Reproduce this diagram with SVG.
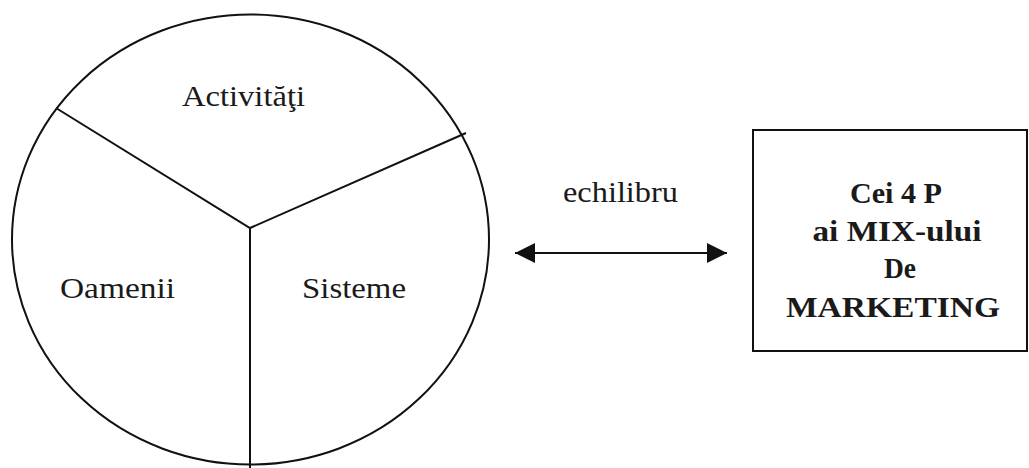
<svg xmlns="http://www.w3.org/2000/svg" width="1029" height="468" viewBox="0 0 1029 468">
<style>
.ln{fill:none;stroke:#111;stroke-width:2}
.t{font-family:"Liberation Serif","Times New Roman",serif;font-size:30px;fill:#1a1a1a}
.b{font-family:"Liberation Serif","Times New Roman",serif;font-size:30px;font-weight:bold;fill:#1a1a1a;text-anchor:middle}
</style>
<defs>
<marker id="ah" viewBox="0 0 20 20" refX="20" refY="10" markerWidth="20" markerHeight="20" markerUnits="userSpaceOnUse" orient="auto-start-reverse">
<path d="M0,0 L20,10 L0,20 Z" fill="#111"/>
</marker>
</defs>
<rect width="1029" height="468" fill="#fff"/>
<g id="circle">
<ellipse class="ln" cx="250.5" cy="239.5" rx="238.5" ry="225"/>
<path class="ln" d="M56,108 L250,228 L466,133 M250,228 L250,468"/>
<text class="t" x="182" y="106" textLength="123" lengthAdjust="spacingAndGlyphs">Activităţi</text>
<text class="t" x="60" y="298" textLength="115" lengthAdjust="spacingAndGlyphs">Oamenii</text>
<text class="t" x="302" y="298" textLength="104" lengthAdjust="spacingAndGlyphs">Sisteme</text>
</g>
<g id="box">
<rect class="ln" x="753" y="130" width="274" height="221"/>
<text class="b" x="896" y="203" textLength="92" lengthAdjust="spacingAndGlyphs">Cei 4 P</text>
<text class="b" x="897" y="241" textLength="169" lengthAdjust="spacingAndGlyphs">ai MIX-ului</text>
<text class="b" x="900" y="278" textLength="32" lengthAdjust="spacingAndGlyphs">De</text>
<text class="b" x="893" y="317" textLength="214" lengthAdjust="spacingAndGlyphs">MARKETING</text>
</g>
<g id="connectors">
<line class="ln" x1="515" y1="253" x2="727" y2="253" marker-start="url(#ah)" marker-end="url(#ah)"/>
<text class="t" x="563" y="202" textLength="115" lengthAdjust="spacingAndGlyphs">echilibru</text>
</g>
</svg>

> _TASK BRIEF_:
Reproduce each line exactly, please, except for any pictures.

> _EXERCISE ANSWER_:
Reproduce this diagram with SVG.
<svg xmlns="http://www.w3.org/2000/svg" width="1029" height="468" viewBox="0 0 1029 468">
<style>
.ln{fill:none;stroke:#111;stroke-width:2}
.t{font-family:"Liberation Serif","Times New Roman",serif;font-size:30px;fill:#1a1a1a}
.b{font-family:"Liberation Serif","Times New Roman",serif;font-size:30px;font-weight:bold;fill:#1a1a1a;text-anchor:middle}
</style>
<defs>
<marker id="ah" viewBox="0 0 20 20" refX="20" refY="10" markerWidth="20" markerHeight="20" markerUnits="userSpaceOnUse" orient="auto-start-reverse">
<path d="M0,0 L20,10 L0,20 Z" fill="#111"/>
</marker>
</defs>
<rect width="1029" height="468" fill="#fff"/>
<g id="circle">
<ellipse class="ln" cx="250.5" cy="239.5" rx="238.5" ry="225"/>
<path class="ln" d="M56,108 L250,228 L466,133 M250,228 L250,468"/>
<text class="t" x="182" y="106" textLength="123" lengthAdjust="spacingAndGlyphs">Activităţi</text>
<text class="t" x="60" y="298" textLength="115" lengthAdjust="spacingAndGlyphs">Oamenii</text>
<text class="t" x="302" y="298" textLength="104" lengthAdjust="spacingAndGlyphs">Sisteme</text>
</g>
<g id="box">
<rect class="ln" x="753" y="130" width="274" height="221"/>
<text class="b" x="896" y="203" textLength="92" lengthAdjust="spacingAndGlyphs">Cei 4 P</text>
<text class="b" x="897" y="241" textLength="169" lengthAdjust="spacingAndGlyphs">ai MIX-ului</text>
<text class="b" x="900" y="278" textLength="32" lengthAdjust="spacingAndGlyphs">De</text>
<text class="b" x="893" y="317" textLength="214" lengthAdjust="spacingAndGlyphs">MARKETING</text>
</g>
<g id="connectors">
<line class="ln" x1="515" y1="253" x2="727" y2="253" marker-start="url(#ah)" marker-end="url(#ah)"/>
<text class="t" x="563" y="202" textLength="115" lengthAdjust="spacingAndGlyphs">echilibru</text>
</g>
</svg>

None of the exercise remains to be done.